The planned measures apparently came out of a meeting attended by senior Israeli Foreign Ministry officials on Thursday, which the report said was held in preparation for a meeting on Saturday that will be attended by Foreign Minister Avigdor Lieberman, a harsh critic of efforts to restore the relationship with Turkey after Ankara announced a set of sanctions against Israel for its refusal to apologize for the killing of eight Turks and one Turkish-American on an aid ship trying to break the blockade of Gaza on May 31, 2010.
Yedioth Ahranoth said Lieberman plans meetings with PKK leaders in Europe in order to find ways to cooperate with them “in every possible area.” In these meetings, the PKK leaders may ask Israel for military aid in the form of training and arms supplies, the report said.
Lieberman denied the report a week after it was published; however, Lieberman is a person from whom almost everyone would expect such “policy” statements. For that matter it would not be exaggerated to suggest a new name for the Israeli foreign minister: Avigdor Ahmedinejad. The Israeli foreign minister not only talks like Ahmedinejad, he also thinks like Ahmedinejad and acts like Ahmedinejad.
His alleged statement was in an audio recording leaked to a pro-PKK website. In the recording, undersecretary of the prime ministry at the time and current National Intelligence Organization (MİT) head Hakan Fidan, MİT Deputy Undersecretary Afet Güneş and PKK leaders Sabri Ok and Mustafa Karasu negotiate on possible ways to bring PKK militants down from the mountains.
As expected, most of the Turkish public now thinks that the audio recording was leaked by Israeli intelligence services. More importantly, a source close to Turkish security forces whom I had spoken with weeks prior to the last elections in June 2011, had told me that the state thought a foreign intelligence organization may leak an audio recording between the PKK leaders and MIT to harm the Justice and Development Party (AKP) government. At that time I did not pay much attention to my source because he, too, was pointing to Israel at the time. When he mentioned Israel, I had thought to myself, “Great, yet another conspiracy theory!” Now, I seriously think that I should have pointed out the possibility of such a leak before the elections.
Sources explained the reason why a foreign intelligence agency, most likely MOSSAD, wanted to leak the audio at that time: to harm the AKP before the elections.
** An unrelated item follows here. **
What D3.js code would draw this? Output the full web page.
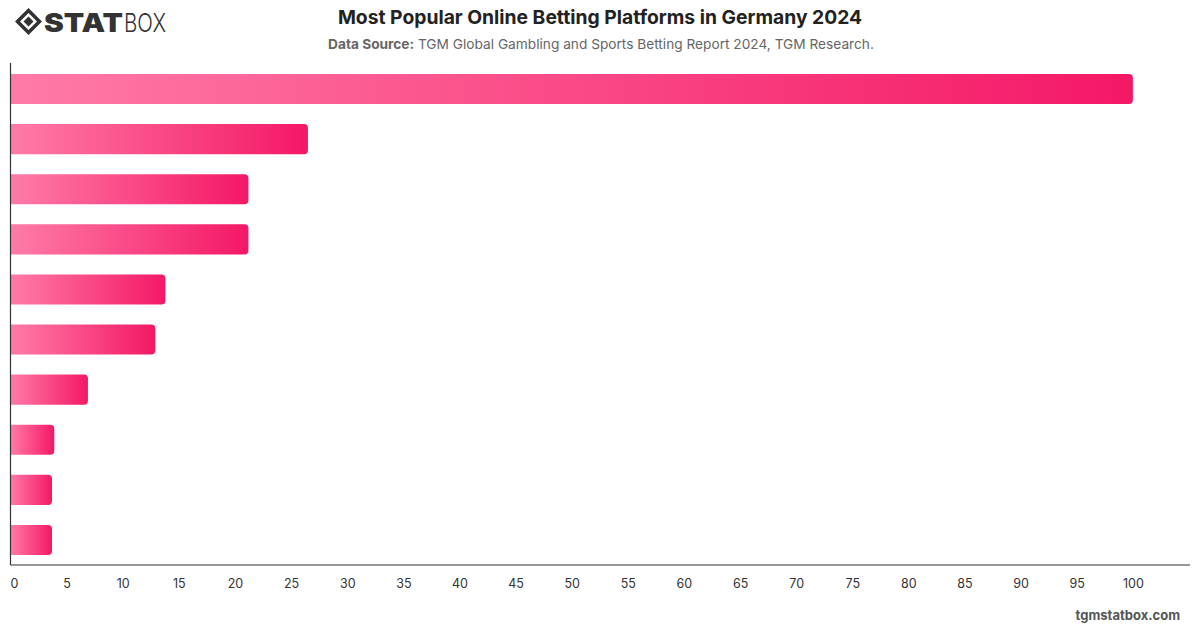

He further argued that Erdoğan was expecting such a thing to happen before the elections and that is why Erdoğan had surprisingly mentioned that MİT was in negotiations with Öcalan under the government’s authorization. Now it makes sense why Erdoğan took such a risk to reveal that the government has ordered MİT to negotiate with PKK leaders, to reduce the risk of a surprise leak.
Now the question is what could have been more significant than the recent general elections for the foreign intelligence service, given that they did not leak the recording before now? Political observers are linking the leak to Erdoğan’s trip to the Arab countries. If my source is right and the leak is a dirty job by the Israeli intelligence service, it may be a sign that Turkish intelligence agencies will retaliate soon. Of course, Avigdor Ahmedinejad is helping this confrontation more than anyone else.